Exceptions are different from interrupts. Exceptions are triggered by CPU instructions that cause something wrong. Interrupts are triggered by devices outside of the CPU, such as a timer, a disk, or a network interface controller. The mcause CSR helps the operating system understand which interrupt or exception needs to be handled.

The ecall exception

Most exceptions occur due to errors, but RISC-V provides a special instruction, ecall, which intentionally triggers the so-called environment call exception (see exception #8 and #11 in Table 23). This instruction is for system calls: when a thread invokes ecall, the control flow transfers to the operating system, which serves a system call for that thread.

You can find ecall in library/syscall/syscall.c of egos-2000. After asm("ecall") raises an environment call exception, the CPU jumps to trap_entry, as you saw in P2. trap_entry calls kernel_entry, which calls excp_entry, and excp_entry handles system calls in this condition: (id >= EXCP_ID_ECALL_U && id <= EXCP_ID_ECALL_M). EXCP_ID_ECALL_U and EXCP_ID_ECALL_M are defined as 8 and 11, respectively, according to Table 23. Read trap_entry and kernel_entry yourself and see how mcause is used.

TIP

The U-Mode and M-mode in Table 23 stand for user mode and machine mode.
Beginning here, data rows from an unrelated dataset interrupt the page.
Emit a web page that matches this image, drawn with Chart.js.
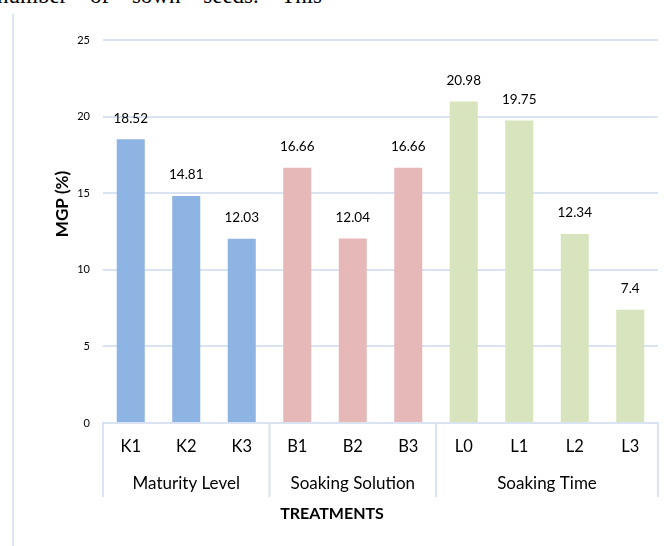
<!DOCTYPE html>
<html>
<head>
<meta charset="utf-8">
<script src="https://cdn.jsdelivr.net/npm/chart.js@4.4.0/dist/chart.umd.min.js"></script>
<style>
    html, body { margin: 0; padding: 0; background: #fff; }
    #wrap { position: relative; width: 672px; height: 546px; overflow: hidden; }
    #cut { position: absolute; left: -3px; top: -16px; font: 23px "Liberation Serif", serif; line-height: 23px; white-space: nowrap; word-spacing: 17px; color: #000; }
    #frame { position: absolute; left: 12px; top: 14px; width: 2px; height: 532px; background: #dce6f2; }
    canvas { position: absolute; left: 0; top: 0; }
</style>
</head>
<body>
<div id="wrap">
    <div id="cut">number of sown seeds. This</div>
    <div id="frame"></div>
    <canvas id="mgpChart" width="672" height="546"></canvas>
</div>
<script>
// --- DATA ---
const categories = ['K1', 'K2', 'K3', 'B1', 'B2', 'B3', 'L0', 'L1', 'L2', 'L3'];
const mgpValues = [18.52, 14.81, 12.03, 16.66, 12.04, 16.66, 20.98, 19.75, 12.34, 7.4];
const groupNames = ['Maturity Level', 'Soaking Solution', 'Soaking Time'];
const groupSizes = [3, 3, 4];
const yTicks = [0, 5, 10, 15, 20, 25];

// --- STYLE ---
const groupColors = ['#8eb4e3', '#e6b9b8', '#d7e4bd'];
const lineColor = '#d9e3f1';
const textColor = '#000';

const barColors = [];
groupSizes.forEach((n, g) => { for (let i = 0; i < n; i++) barColors.push(groupColors[g]); });

Chart.defaults.font.family = 'Lato';
Chart.defaults.color = textColor;

// labels, group brackets and axis titles
const extrasPlugin = {
    id: 'extras',
    afterDatasetsDraw(chart) {
        const { ctx, chartArea } = chart;
        const x = chart.scales.x;
        const bars = chart.getDatasetMeta(0).data;
        ctx.save();
        ctx.fillStyle = textColor;
        ctx.textAlign = 'center';
        ctx.textBaseline = 'middle';

        // value labels
        ctx.font = '13.5px Lato';
        bars.forEach((bar, i) => ctx.fillText(String(mgpValues[i]), bar.x, bar.y - 21));

        // group separators + names
        const edge = i => {
            if (i <= 0) return chartArea.left;
            if (i >= categories.length) return chartArea.right;
            return (x.getPixelForValue(i - 1) + x.getPixelForValue(i)) / 2;
        };
        ctx.strokeStyle = lineColor;
        ctx.lineWidth = 2;
        ctx.font = '17px Lato';
        let start = 0;
        groupSizes.forEach((n, g) => {
            const a = edge(start), b = edge(start + n);
            ctx.fillText(groupNames[g], (a + b) / 2, 484);
            start += n;
        });
        let idx = 0;
        [0, ...groupSizes].forEach(n => {
            idx += n;
            const px = edge(idx);
            ctx.beginPath();
            ctx.moveTo(px, chartArea.bottom);
            ctx.lineTo(px, 497);
            ctx.stroke();
        });

        // axis titles
        ctx.font = 'bold 16px Lato';
        ctx.fillText('TREATMENTS', 332, 514);
        ctx.font = 'bold 17px Lato';
        ctx.translate(63, 204);
        ctx.rotate(-Math.PI / 2);
        ctx.fillText('MGP (%)', 0, 0);
        ctx.restore();
    }
};

new Chart(document.getElementById('mgpChart'), {
    type: 'bar',
    data: {
        labels: categories,
        datasets: [{ data: mgpValues, backgroundColor: barColors, categoryPercentage: 1, barPercentage: 0.505 }]
    },
    options: {
        responsive: false, animation: false,
        layout: { padding: { left: 0, top: 40, right: 14, bottom: 0 } },
        plugins: { legend: { display: false }, tooltip: { enabled: false } },
        scales: {
            y: {
                min: 0, max: 25,
                afterBuildTicks: s => { s.ticks = yTicks.map(v => ({ value: v })); },
                afterFit: s => { s.width = 103; },
                ticks: { font: { size: 11 }, padding: 13, color: textColor },
                grid: { color: lineColor, lineWidth: 2, drawTicks: false },
                border: { display: false }
            },
            x: {
                afterFit: s => { s.height = 123; },
                ticks: { font: { size: 16.5 }, padding: 14, color: textColor },
                grid: { display: false, drawTicks: false },
                border: { color: lineColor, width: 2 }
            }
        }
    },
    plugins: [extrasPlugin]
});
</script>
</body>
</html>
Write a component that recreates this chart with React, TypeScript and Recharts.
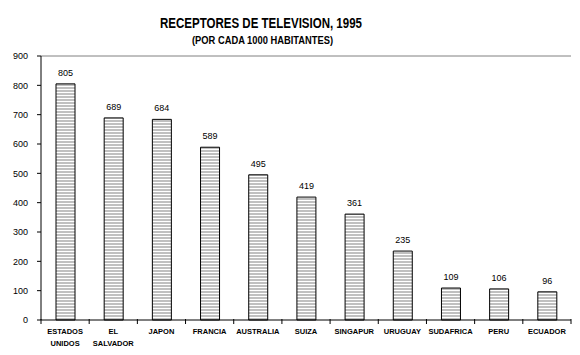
import { Bar, BarChart, LabelList, ReferenceLine, XAxis, YAxis } from 'recharts'

const countries = [
  'ESTADOS UNIDOS',
  'EL SALVADOR',
  'JAPON',
  'FRANCIA',
  'AUSTRALIA',
  'SUIZA',
  'SINGAPUR',
  'URUGUAY',
  'SUDAFRICA',
  'PERU',
  'ECUADOR',
]
const receivers = [805, 689, 684, 589, 495, 419, 361, 235, 109, 106, 96]
const yTicks = [0, 100, 200, 300, 400, 500, 600, 700, 800, 900]

const data = countries.map((name, i) => ({ name, value: receivers[i] }))

const W = 580
const H = 355
const LEFT = 41
const RIGHT = 9
const band = (W - LEFT - RIGHT) / countries.length

const plain = "'Liberation Sans', Arial, sans-serif"

function CountryTick(props: any) {
  const { x, y, payload, index } = props
  const lines = String(payload.value).split(' ')
  const last = index === countries.length - 1
  return (
    <g>
      <line x1={x - band / 2} y1={y - 1} x2={x - band / 2} y2={y + 4} stroke="#000" />
      {last && <line x1={x + band / 2} y1={y - 1} x2={x + band / 2} y2={y + 4} stroke="#000" />}
      {lines.map((l, i) => (
        <text
          key={i}
          x={x}
          y={y + 14 + i * 11.5}
          textAnchor="middle"
          fontSize={7.5}
          fontWeight="bold"
          fontFamily={plain}
          fill="#000"
        >
          {l}
        </text>
      ))}
    </g>
  )
}

export default function App() {
  return (
    <div style={{ position: 'absolute', left: 0, top: 0, width: W, height: H, background: '#fff' }}>
      <svg width={W} height={H} style={{ position: 'absolute', left: 0, top: 0 }}>
        <text
          x={160}
          y={28}
          fontSize={14}
          fontWeight="bold"
          fontFamily={plain}
          textLength={202}
          lengthAdjust="spacingAndGlyphs"
        >
          RECEPTORES DE TELEVISION, 1995
        </text>
        <text
          x={192}
          y={44}
          fontSize={10.5}
          fontWeight="bold"
          fontFamily={plain}
          textLength={141}
          lengthAdjust="spacingAndGlyphs"
        >
          (POR CADA 1000 HABITANTES)
        </text>
      </svg>
      <div style={{ position: 'absolute', left: 0, top: 0 }}>
        <BarChart
          width={W}
          height={H}
          data={data}
          margin={{ top: 56, right: RIGHT, bottom: 0, left: 0 }}
        >
          <defs>
            <pattern id="stripes" width="4" height="3" patternUnits="userSpaceOnUse">
              <rect width="4" height="3" fill="#fff" />
              <rect width="4" height="2" fill="#c0c0c0" />
            </pattern>
          </defs>
          <XAxis
            dataKey="name"
            interval={0}
            axisLine={{ stroke: '#000' }}
            tickLine={false}
            tickSize={0}
            tickMargin={0}
            tick={<CountryTick />}
            height={35}
          />
          <YAxis
            yAxisId="left"
            domain={[0, 900]}
            ticks={yTicks}
            width={LEFT}
            axisLine={{ stroke: '#000' }}
            tickLine={{ stroke: '#000' }}
            tickSize={4}
            tickMargin={9}
            tick={{ fontSize: 9, fill: '#000', fontFamily: plain }}
          />
          <YAxis
            yAxisId="right"
            orientation="right"
            domain={[0, 900]}
            width={0}
            tick={false}
            tickLine={false}
            axisLine={{ stroke: '#808080' }}
          />
          <ReferenceLine yAxisId="left" y={900} stroke="#808080" />
          <Bar
            yAxisId="left"
            dataKey="value"
            fill="url(#stripes)"
            stroke="#000"
            strokeWidth={1}
            barSize={19}
            isAnimationActive={false}
          >
            <LabelList
              dataKey="value"
              position="top"
              offset={8}
              fontSize={9}
              fill="#000"
              fontFamily={plain}
            />
          </Bar>
        </BarChart>
      </div>
    </div>
  )
}
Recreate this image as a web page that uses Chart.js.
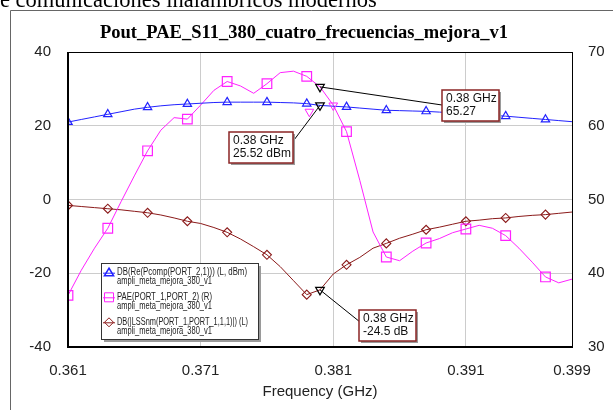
<!DOCTYPE html>
<html>
<head>
<meta charset="utf-8">
<script src="https://cdn.jsdelivr.net/npm/chart.js@4.4.0/dist/chart.umd.min.js"></script>
<style>
  html, body { margin: 0; padding: 0; background: #fff; }
  #wrap { width: 613px; height: 410px; }
</style>
</head>
<body>
<div id="wrap"><canvas id="chart" width="613" height="410"></canvas></div>
<script>
// Frequency sweep (GHz)
const freqs = [0.361, 0.362, 0.363, 0.364, 0.365, 0.366, 0.367, 0.368, 0.369, 0.370,
               0.371, 0.372, 0.373, 0.374, 0.375, 0.376, 0.377, 0.378, 0.379, 0.380,
               0.381, 0.382, 0.383, 0.384, 0.385, 0.386, 0.387, 0.388, 0.389, 0.390,
               0.391, 0.392, 0.393, 0.394, 0.395, 0.396, 0.397, 0.398, 0.399];
// DB(Re(Pcomp(PORT_2,1))) - left axis, dBm
const poutDbm = [21.0, 21.7, 22.4, 23.1, 23.8, 24.5, 25.0, 25.4, 25.7, 25.9,
                 26.1, 26.3, 26.4, 26.4, 26.4, 26.4, 26.3, 26.2, 26.0, 25.52,
                 25.3, 25.1, 24.8, 24.5, 24.2, 24.1, 24.0, 23.9, 23.7, 23.5,
                 23.3, 23.1, 22.8, 22.6, 22.3, 22.0, 21.7, 21.4, 21.1];
// PAE(PORT_1,PORT_2) - right axis
const paePct = [37.0, 40.4, 43.4, 46.1, 49.7, 53.2, 56.6, 59.4, 61.1, 60.9,
                62.8, 64.8, 66.0, 65.4, 64.4, 65.7, 67.2, 67.4, 66.7, 65.27,
                62.8, 59.2, 52.6, 45.6, 42.2, 41.7, 43.0, 44.1, 44.7, 45.5,
                46.0, 46.5, 46.1, 45.1, 43.4, 41.5, 39.5, 38.7, 39.2];
// DB(|LSSnm(PORT_1,PORT_1,1,1)|) - left axis, dB
const s11Db = [-1.6, -1.9, -2.2, -2.5, -2.8, -3.2, -3.6, -4.2, -5.0, -5.9,
               -6.5, -7.6, -8.9, -10.7, -12.8, -15.0, -18.2, -22.0, -25.8, -24.5,
               -20.2, -17.7, -15.7, -13.2, -11.9, -10.5, -9.4, -8.2, -7.5, -6.7,
               -5.9, -5.6, -5.2, -5.0, -4.6, -4.3, -4.1, -3.75, -3.4];

const xTicks = [0.361, 0.371, 0.381, 0.391, 0.399];
const markerFreq = 0.38;
const markerPout = 25.52;
const markerPae = 65.27;
const markerS11 = -24.5;
const pinkGlyphX = [0.3792, 0.381];
const pinkGlyphY = [23.8, 25.5];

const legendLines = [
  ['DB(Re(Pcomp(PORT_2,1))) (L, dBm)', 'ampli_meta_mejora_380_v1'],
  ['PAE(PORT_1,PORT_2) (R)', 'ampli_meta_mejora_380_v1'],
  ['DB(|LSSnm(PORT_1,PORT_1,1,1)|) (L)', 'ampli_meta_mejora_380_v1']
];

const BLUE = '#2222ff';
const PINK = '#ff22ff';
const BROWN = '#8b1a1a';

function toXY(ys) {
  return freqs.map((f, i) => ({ x: f, y: ys[i] }));
}
function everyThird(r) {
  return ctx => (ctx.dataIndex % 3 === 0 ? r : 0);
}

const decor = {
  id: 'decor',
  beforeDraw(chart) {
    const ctx = chart.ctx;
    ctx.save();
    ctx.fillStyle = '#fff';
    ctx.fillRect(0, 0, chart.width, chart.height);
    // page frame
    ctx.strokeStyle = '#666';
    ctx.lineWidth = 1;
    ctx.beginPath();
    ctx.moveTo(10.5, 410);
    ctx.lineTo(10.5, 10.5);
    ctx.lineTo(613, 10.5);
    ctx.stroke();
    // clipped heading from the page above
    ctx.fillStyle = '#000';
    ctx.font = '22.5px "Liberation Serif"';
    ctx.textBaseline = 'alphabetic';
    ctx.fillText('e comunicaciones inalámbricos modernos', 0, 7);
    ctx.restore();
  },
  afterDraw(chart) {
    const ctx = chart.ctx;
    const a = chart.chartArea;
    const sx = chart.scales.x, sy = chart.scales.y, sy2 = chart.scales.y2;
    ctx.save();

    // plot border
    ctx.strokeStyle = '#000';
    ctx.lineWidth = 1;
    ctx.strokeRect(a.left + 0.5, a.top + 0.5, a.right - a.left, a.bottom - a.top);
    ctx.lineWidth = 2;
    ctx.beginPath();
    ctx.moveTo(a.left, a.top);
    ctx.lineTo(a.left, a.bottom);
    ctx.lineTo(a.right, a.bottom);
    ctx.stroke();

    // title
    ctx.fillStyle = '#000';
    ctx.font = 'bold 18.5px "Liberation Serif"';
    ctx.textAlign = 'center';
    ctx.textBaseline = 'alphabetic';
    ctx.fillText('Pout_PAE_S11_380_cuatro_frecuencias_mejora_v1', 304, 38);

    // x axis title
    ctx.font = '15px "Liberation Sans"';
    ctx.fillStyle = '#222';
    ctx.textBaseline = 'middle';
    ctx.fillText('Frequency (GHz)', (a.left + a.right) / 2, 392);

    // legend box
    ctx.fillStyle = '#9a9a9a';
    ctx.fillRect(104, 266, 157, 76);
    ctx.fillStyle = '#fff';
    ctx.fillRect(101, 263, 157, 76);
    ctx.strokeStyle = '#333';
    ctx.lineWidth = 1;
    ctx.strokeRect(101.5, 263.5, 157, 76);
    const rows = [272.7, 297.3, 322.3];
    const cols = [BLUE, PINK, BROWN];
    rows.forEach((ry, i) => {
      ctx.strokeStyle = cols[i];
      ctx.lineWidth = 1;
      ctx.beginPath();
      ctx.moveTo(103, ry + 0.5);
      ctx.lineTo(115, ry + 0.5);
      ctx.stroke();
      ctx.beginPath();
      if (i === 0) {
        ctx.lineWidth = 1.6;
        ctx.moveTo(109, ry - 4.5);
        ctx.lineTo(113.5, ry + 3);
        ctx.lineTo(104.5, ry + 3);
        ctx.closePath();
      } else if (i === 1) {
        ctx.rect(104.5, ry - 4.5, 9, 9);
      } else {
        ctx.moveTo(109, ry - 4.5);
        ctx.lineTo(113.5, ry);
        ctx.lineTo(109, ry + 4.5);
        ctx.lineTo(104.5, ry);
        ctx.closePath();
      }
      ctx.stroke();
      ctx.fillStyle = '#222';
      ctx.font = '10px "Liberation Sans"';
      ctx.textAlign = 'left';
      ctx.textBaseline = 'middle';
      const w0 = [130, 95, 131][i];
      ctx.fillText(legendLines[i][0], 117, ry, w0);
      ctx.fillText(legendLines[i][1], 117, ry + 9, 95);
    });

    // marker annotations
    const px = sx.getPixelForValue(markerFreq);
    const boxes = [
      { x: 229, y: 132, w: 64, h: 31, text: ['0.38 GHz', '25.52 dBm'], from: [294, 140], to: [px, sy.getPixelForValue(markerPout)] },
      { x: 442, y: 90, w: 57, h: 31, text: ['0.38 GHz', '65.27'], from: [442, 105], to: [px, sy2.getPixelForValue(markerPae)] },
      { x: 359, y: 310, w: 57, h: 31, text: ['0.38 GHz', '-24.5 dB'], from: [360, 322], to: [px, sy.getPixelForValue(markerS11)] }
    ];
    boxes.forEach(b => {
      ctx.strokeStyle = '#000';
      ctx.lineWidth = 1;
      ctx.beginPath();
      ctx.moveTo(b.from[0], b.from[1]);
      ctx.lineTo(b.to[0], b.to[1]);
      ctx.stroke();
      ctx.fillStyle = '#9a9a9a';
      ctx.fillRect(b.x + 2, b.y + 2, b.w, b.h);
      ctx.fillStyle = '#fff';
      ctx.fillRect(b.x, b.y, b.w, b.h);
      ctx.strokeStyle = '#8b2525';
      ctx.lineWidth = 1.5;
      ctx.strokeRect(b.x, b.y, b.w, b.h);
      ctx.fillStyle = '#111';
      ctx.font = '12px "Liberation Sans"';
      ctx.textAlign = 'left';
      ctx.textBaseline = 'middle';
      ctx.fillText(b.text[0], b.x + 4, b.y + 9);
      ctx.fillText(b.text[1], b.x + 4, b.y + 22);
    });
    ctx.restore();
  }
};

new Chart(document.getElementById('chart').getContext('2d'), {
  type: 'line',
  data: {
    datasets: [
      {
        label: 'm1',
        data: [{ x: markerFreq, y: markerPout }],
        yAxisID: 'y',
        showLine: false,
        pointStyle: 'triangle',
        rotation: 180,
        pointRadius: 5,
        borderColor: '#000',
        backgroundColor: 'transparent',
        borderWidth: 1.2,
        order: 0
      },
      {
        label: 'm2',
        data: [{ x: markerFreq, y: markerPae }],
        yAxisID: 'y2',
        showLine: false,
        pointStyle: 'triangle',
        rotation: 180,
        pointRadius: 5,
        borderColor: '#000',
        backgroundColor: 'transparent',
        borderWidth: 1.2,
        order: 0
      },
      {
        label: 'm3',
        data: [{ x: markerFreq, y: markerS11 }],
        yAxisID: 'y',
        showLine: false,
        pointStyle: 'triangle',
        rotation: 180,
        pointRadius: 5,
        borderColor: '#000',
        backgroundColor: 'transparent',
        borderWidth: 1.2,
        order: 0
      },
      {
        label: 'pink glyphs',
        data: pinkGlyphX.map((x, i) => ({ x: x, y: pinkGlyphY[i] })),
        yAxisID: 'y',
        showLine: false,
        pointStyle: 'triangle',
        rotation: 180,
        pointRadius: 5,
        borderColor: PINK,
        backgroundColor: 'transparent',
        borderWidth: 1,
        order: 0
      },
      {
        label: 'DB(Re(Pcomp(PORT_2,1))) (L, dBm)',
        data: toXY(poutDbm),
        yAxisID: 'y',
        borderColor: BLUE,
        borderWidth: 1,
        backgroundColor: 'transparent',
        pointStyle: 'triangle',
        pointRadius: everyThird(4.8),
        pointBorderWidth: 1.2,
        pointBackgroundColor: 'transparent',
        order: 1
      },
      {
        label: 'PAE(PORT_1,PORT_2) (R)',
        data: toXY(paePct),
        yAxisID: 'y2',
        borderColor: PINK,
        borderWidth: 1,
        backgroundColor: 'transparent',
        pointStyle: 'rect',
        pointRadius: everyThird(6.8),
        pointBorderWidth: 1.2,
        pointBackgroundColor: 'transparent',
        order: 1
      },
      {
        label: 'DB(|LSSnm(PORT_1,PORT_1,1,1)|) (L)',
        data: toXY(s11Db),
        yAxisID: 'y',
        borderColor: BROWN,
        borderWidth: 1,
        backgroundColor: 'transparent',
        pointStyle: 'rectRot',
        pointRadius: everyThird(4.5),
        pointBorderWidth: 1.1,
        pointBackgroundColor: 'transparent',
        order: 1
      }
    ]
  },
  options: {
    responsive: false,
    animation: false,
    devicePixelRatio: 1,
    layout: { padding: { top: 52, left: 0, right: 0, bottom: 0 } },
    plugins: {
      legend: { display: false },
      title: { display: false },
      tooltip: { enabled: false }
    },
    scales: {
      x: {
        type: 'linear',
        min: 0.361,
        max: 0.399,
        afterBuildTicks: scale => { scale.ticks = xTicks.map(v => ({ value: v })); },
        afterFit: scale => { scale.height = 63; },
        grid: { color: '#cccccc', lineWidth: 1, drawTicks: false },
        border: { display: false },
        ticks: {
          padding: 15,
          maxRotation: 0,
          autoSkip: false,
          color: '#222',
          font: { family: 'Liberation Sans', size: 15 },
          callback: v => v.toFixed(3)
        }
      },
      y: {
        position: 'left',
        min: -40,
        max: 40,
        afterFit: scale => { scale.width = 68; },
        grid: { color: '#cccccc', lineWidth: 1, drawTicks: false },
        border: { display: false },
        ticks: {
          stepSize: 20,
          padding: 17,
          color: '#222',
          font: { family: 'Liberation Sans', size: 15 }
        }
      },
      y2: {
        position: 'right',
        min: 30,
        max: 70,
        afterFit: scale => { scale.width = 41; },
        grid: { display: false, drawTicks: false },
        border: { display: false },
        ticks: {
          stepSize: 10,
          padding: 16,
          color: '#222',
          font: { family: 'Liberation Sans', size: 15 }
        }
      }
    }
  },
  plugins: [decor]
});
</script>
</body>
</html>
We will cover these privilege modes very soon when we start explaining memory protection later in this project.

A sketch of the "kernel"

We have been using the term kernel since P2, but we have never explained what it is. Now that you know the mcause CSR, we can show you a sketch of the kernel.

c
void kernel() {
    int mcause_val, id;
    asm("csrr %0, mcause" : "=r"(mcause_val));
    id = mcause_val & 0x3FF;
    if (mcause_val & (1 << 31)) {
        if (id == 7) proc_yield();
    } else {
        if (id >= 8 && id <= 11) handle_system_call();
        if (id == 1 || id == 5 || id == 7) handle_memory_access_fault();
    }
}

The code above sketches the core of an OS kernel:

  • handle thread scheduling upon a timer interrupt
  • handle system calls when a thread invokes ecall
  • handle other exceptions such as memory access faults

This is just a sketch, since a complete OS must handle all interrupts and exceptions; these three items are probably the most important. You have seen thread scheduling in P2, and P3 will give you hands-on experience with system calls and memory access faults.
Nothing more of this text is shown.